В родах в женщине рождается отнюдь не мама. Это все потом, после – в потугах, а то и дальше.
Сначала в родах просыпается маленькая девочка. Та, которая была в ней всегда.
Уязвимость, нестандартность ситуации, обнаженность, боль, измененное состояние сознания, открытость – все это, а может, еще какая межстрочная жизненная химия, но запускают этот процесс…
Есть девочка, а какими мы являемся девочками практически в абсолютном количестве случаев?
Девочка, которая хочет нравиться. Чтобы любили.
Нельзя отказать, а то вдруг маме будет больно, она обидится и уйдет от меня. И я буду одна, брошенная и очень плохая в глазах мамы.
Нужно угадать, что хочет от меня мама, или просто делать то, что она хочет, чтобы оставаться в ее глазах «ты же умная девочка, я же могу на тебя положиться».
Нужно оставаться хорошей – во что бы то ни стало, чтобы ни в коем случае не отвергли. Потому что отвержение матерью в детстве – равно смерти, прямая угроза выживанию.
Девочки приучены не слышать своих желаний, потому что мама лучше знает, что для нее лучше.
Девочки приучены не плакать и не сдаваться, чтобы не быть мямлями.
Девочки должны быть аккуратными, как Мальвины, так что эта ваша родовая рвота, понос и кровь – это фу, как стыдно!
Становится понятно, что там, где девочка, там и фигура матери.
Ею становится эмоционально «главная» женщина на родах у женщины.
Если в роддоме она одна, то мама будет спроецирована на врача или на наиболее часто приходящую акушерку.
И тогда авторитарность акушерок становится приказом матери в восприятии «девочки», их официальность – равнодушием, осколком отражаясь в сердце «девочки» как одиночество и ненужность. Тогда включаются все детско-родительские сценарии в душе у данной конкретной девочки, со всеми ее травматичными и искаженными реакциями.
Если в роддоме между врачом и женщиной оказывается доула, фигурой матери становится она, и у нее есть все шансы стать просто архетипичной матерью.
И тогда доула может погладить по голове и сказать: «Больно, конечно, больно, моя хорошая… Мне тоже было больно. Всем женщинам больно, все проходят через это, и ты можешь пройти».
Доула может с восхищением в глазах сказать: «Да ты молодец, посмотри, как у тебя все здорово получается!
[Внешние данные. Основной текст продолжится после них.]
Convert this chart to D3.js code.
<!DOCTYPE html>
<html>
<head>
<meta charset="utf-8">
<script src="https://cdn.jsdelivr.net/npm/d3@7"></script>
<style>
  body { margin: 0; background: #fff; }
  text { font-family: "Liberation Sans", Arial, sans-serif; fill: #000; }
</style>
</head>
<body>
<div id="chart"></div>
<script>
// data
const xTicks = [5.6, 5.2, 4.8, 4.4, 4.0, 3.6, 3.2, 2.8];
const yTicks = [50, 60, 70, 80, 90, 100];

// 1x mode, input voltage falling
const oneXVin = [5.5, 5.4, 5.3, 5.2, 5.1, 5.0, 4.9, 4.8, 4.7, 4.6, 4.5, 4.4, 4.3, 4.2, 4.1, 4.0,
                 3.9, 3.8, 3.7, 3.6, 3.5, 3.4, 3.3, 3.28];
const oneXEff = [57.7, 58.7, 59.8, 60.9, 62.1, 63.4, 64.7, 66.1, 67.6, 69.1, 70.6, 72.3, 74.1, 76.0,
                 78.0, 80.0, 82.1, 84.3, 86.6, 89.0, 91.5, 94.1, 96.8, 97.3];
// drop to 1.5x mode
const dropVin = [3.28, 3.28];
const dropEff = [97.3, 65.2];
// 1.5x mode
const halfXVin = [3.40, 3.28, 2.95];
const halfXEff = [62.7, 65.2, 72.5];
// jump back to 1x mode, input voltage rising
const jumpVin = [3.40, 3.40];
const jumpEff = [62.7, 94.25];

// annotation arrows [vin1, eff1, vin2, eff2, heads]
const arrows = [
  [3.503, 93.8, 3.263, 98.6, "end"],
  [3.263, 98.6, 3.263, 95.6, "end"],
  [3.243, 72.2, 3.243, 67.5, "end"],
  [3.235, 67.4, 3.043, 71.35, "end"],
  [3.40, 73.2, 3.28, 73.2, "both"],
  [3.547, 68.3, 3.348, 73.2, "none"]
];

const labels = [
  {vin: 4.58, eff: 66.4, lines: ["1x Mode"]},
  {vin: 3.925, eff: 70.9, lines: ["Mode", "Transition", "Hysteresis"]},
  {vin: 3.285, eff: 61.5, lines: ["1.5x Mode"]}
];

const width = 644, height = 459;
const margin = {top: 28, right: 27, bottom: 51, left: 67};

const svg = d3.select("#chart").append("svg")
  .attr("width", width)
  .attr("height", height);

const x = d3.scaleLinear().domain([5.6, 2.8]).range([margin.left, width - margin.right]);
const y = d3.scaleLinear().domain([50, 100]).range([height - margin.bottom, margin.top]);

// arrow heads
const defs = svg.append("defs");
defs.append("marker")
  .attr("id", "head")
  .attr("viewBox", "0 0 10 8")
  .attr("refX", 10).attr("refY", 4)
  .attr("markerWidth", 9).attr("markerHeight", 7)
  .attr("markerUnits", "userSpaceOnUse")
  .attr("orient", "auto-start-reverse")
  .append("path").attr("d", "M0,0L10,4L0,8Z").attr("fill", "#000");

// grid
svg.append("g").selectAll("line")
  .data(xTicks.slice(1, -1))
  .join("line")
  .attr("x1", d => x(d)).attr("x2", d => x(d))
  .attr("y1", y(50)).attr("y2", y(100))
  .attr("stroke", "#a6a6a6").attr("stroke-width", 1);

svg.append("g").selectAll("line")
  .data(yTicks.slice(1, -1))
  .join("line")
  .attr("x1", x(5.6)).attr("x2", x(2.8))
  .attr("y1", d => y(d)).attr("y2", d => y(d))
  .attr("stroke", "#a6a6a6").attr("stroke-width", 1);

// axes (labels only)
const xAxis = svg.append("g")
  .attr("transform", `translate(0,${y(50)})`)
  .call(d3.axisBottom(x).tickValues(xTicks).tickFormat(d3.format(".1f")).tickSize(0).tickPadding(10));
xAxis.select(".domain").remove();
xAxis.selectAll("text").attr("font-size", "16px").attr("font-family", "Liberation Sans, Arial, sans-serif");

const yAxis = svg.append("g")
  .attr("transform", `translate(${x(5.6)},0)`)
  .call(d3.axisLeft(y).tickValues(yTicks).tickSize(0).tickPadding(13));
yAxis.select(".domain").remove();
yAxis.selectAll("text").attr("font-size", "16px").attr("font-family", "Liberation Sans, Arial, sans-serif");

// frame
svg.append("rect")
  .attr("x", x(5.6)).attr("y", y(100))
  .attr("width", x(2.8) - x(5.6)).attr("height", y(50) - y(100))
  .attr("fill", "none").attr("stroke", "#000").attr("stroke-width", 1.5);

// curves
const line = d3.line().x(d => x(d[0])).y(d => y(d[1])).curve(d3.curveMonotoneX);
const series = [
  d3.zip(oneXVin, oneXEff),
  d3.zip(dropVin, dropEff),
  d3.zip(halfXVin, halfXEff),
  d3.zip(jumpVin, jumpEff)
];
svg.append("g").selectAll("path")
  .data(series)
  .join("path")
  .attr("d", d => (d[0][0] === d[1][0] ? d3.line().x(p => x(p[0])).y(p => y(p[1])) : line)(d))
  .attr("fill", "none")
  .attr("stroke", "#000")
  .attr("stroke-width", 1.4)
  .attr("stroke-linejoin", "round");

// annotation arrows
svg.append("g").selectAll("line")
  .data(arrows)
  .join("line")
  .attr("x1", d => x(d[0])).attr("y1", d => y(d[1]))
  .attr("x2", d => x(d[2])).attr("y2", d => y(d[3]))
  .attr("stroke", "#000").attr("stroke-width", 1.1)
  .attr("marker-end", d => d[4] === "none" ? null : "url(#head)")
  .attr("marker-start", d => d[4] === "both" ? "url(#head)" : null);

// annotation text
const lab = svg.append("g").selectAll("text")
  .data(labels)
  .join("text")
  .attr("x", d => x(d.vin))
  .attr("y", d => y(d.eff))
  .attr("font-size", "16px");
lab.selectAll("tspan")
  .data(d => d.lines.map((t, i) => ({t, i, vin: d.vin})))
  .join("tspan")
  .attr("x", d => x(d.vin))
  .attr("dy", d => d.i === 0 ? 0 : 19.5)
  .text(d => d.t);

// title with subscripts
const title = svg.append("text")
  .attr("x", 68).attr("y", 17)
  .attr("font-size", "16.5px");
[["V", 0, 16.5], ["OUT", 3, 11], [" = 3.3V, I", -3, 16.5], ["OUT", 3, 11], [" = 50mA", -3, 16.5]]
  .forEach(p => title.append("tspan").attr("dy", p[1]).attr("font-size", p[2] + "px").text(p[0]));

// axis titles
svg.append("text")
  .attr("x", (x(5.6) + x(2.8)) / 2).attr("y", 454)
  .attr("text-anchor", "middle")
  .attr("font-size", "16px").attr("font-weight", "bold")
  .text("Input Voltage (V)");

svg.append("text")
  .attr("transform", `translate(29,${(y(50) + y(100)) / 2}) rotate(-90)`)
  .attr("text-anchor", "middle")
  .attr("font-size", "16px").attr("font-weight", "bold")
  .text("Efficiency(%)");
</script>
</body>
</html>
Увидь – у тебя – объективно – все идет хорошо! Нет причин тревожиться!»
Может напомнить: «Ты ведь можешь и отказаться от того, что не хочешь» или:
«Ты же можешь задать им этот вопрос» – «А как?» – «Просто, спросить»:).
Может помолчать рядом, укрыть одеялом, убрать грязную пеленку, открыть окошко или закрыть, принести попить (выманив сладкий чай у медсестер в комнатке).
Может поделиться опытом других женщин – как приспособиться к схваткам – дыханием, позой тела, эмоционально.
Может быть буфером, да, помогая выстроить фразы – деликатно – не настраивая медперсонал против себя, но и оставаясь на своем векторе родов.
Может свидетельствовать – глазами матери – твои успехи и твою боль, может сказать: ты сделала все, что смогла, я видела.
А теперь преломите это на практику:).
Если женщине в родах для их благополучного хода жизненно необходимы расслабление и безопасность, вот что делает доула:
• снижает необходимость обезболивания (сила боли напрямую зависит от напряжения);
• снижает необходимость стимуляции (когда женщина расслаблена, раскрытие идет само);
• таким образом снижает вероятность кесарева сечения;
помогает свернуть на развилках родового пути туда, куда женщина действительно хочет – душой, сама, исходя из ее и ценностей, и сил;
• снижает или помогает избежать вовсе психологических травм после родов.
И в послеродовом —
• рассказать, как прикладывать малыша к груди;
• поговорить с ней, это часто очень сильно важно – первые часы со льдом на животе;
• ответить на все ее новые тревожащие вопросы – теперь уже матери;
• помочь с одеялами и пеленками, окошками и едой.
Вот, кажется, я спела свою песню максимально чувственно – о сути.